The work reported in this paper is just the beginning and one representation of the incredible activities in the field (as clearly demonstrated for example by the broad participation in the recent NIMH Brain Behavior Quantification Workshop). In ASD, activities such as those carried out by SPARK (https://sparkforautism.org) and the NIH Autism Center of Excellence at Duke University (G. Dawson, PI) and at other institutions will produce multimodal data, including behavioral, that will revolutionize the field. Other challenges, from eating disorders to ADHD to depression, have similar needs and the computer vision and machine learning tools for behavioral analysis in natural environments are starting to be applied there as well. Automatic behavioral coding in natural environments, where the patients are participants spend their day, is imperative. Our work demonstrates not only that the sensing devices and computational tools are starting to be mature enough for this, but also that stakeholders, from healthcare providers to participants, are more than ready for this next generation of mental and developmental health.
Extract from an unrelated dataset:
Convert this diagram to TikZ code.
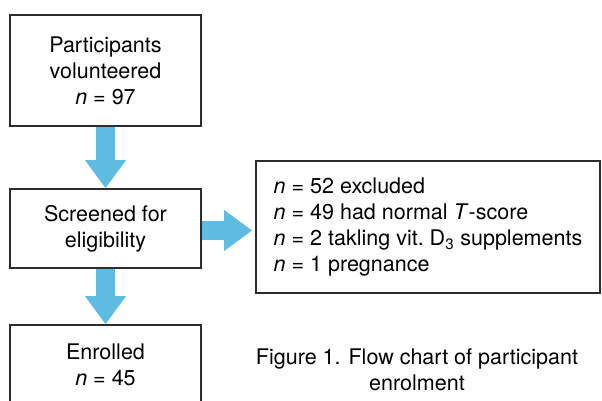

Last words: Please visit the website for this project to learn about the incredible interdisciplinary team that participated in this adventure, https://autismandbeyond.researchkit.duke.edu/our-team. This not only makes engineers like me humble for the privilege to work with such worldwide clinical leaders (Prof. Egger and Prof. Dawson for me personally), but also illustrates the new era of medicine. 

Acknowledgments: The most important contributors to this work are the participants, and we thank them for their time and help to advance mental and developmental health. 

Guillermo Sapiro

Professor, Duke University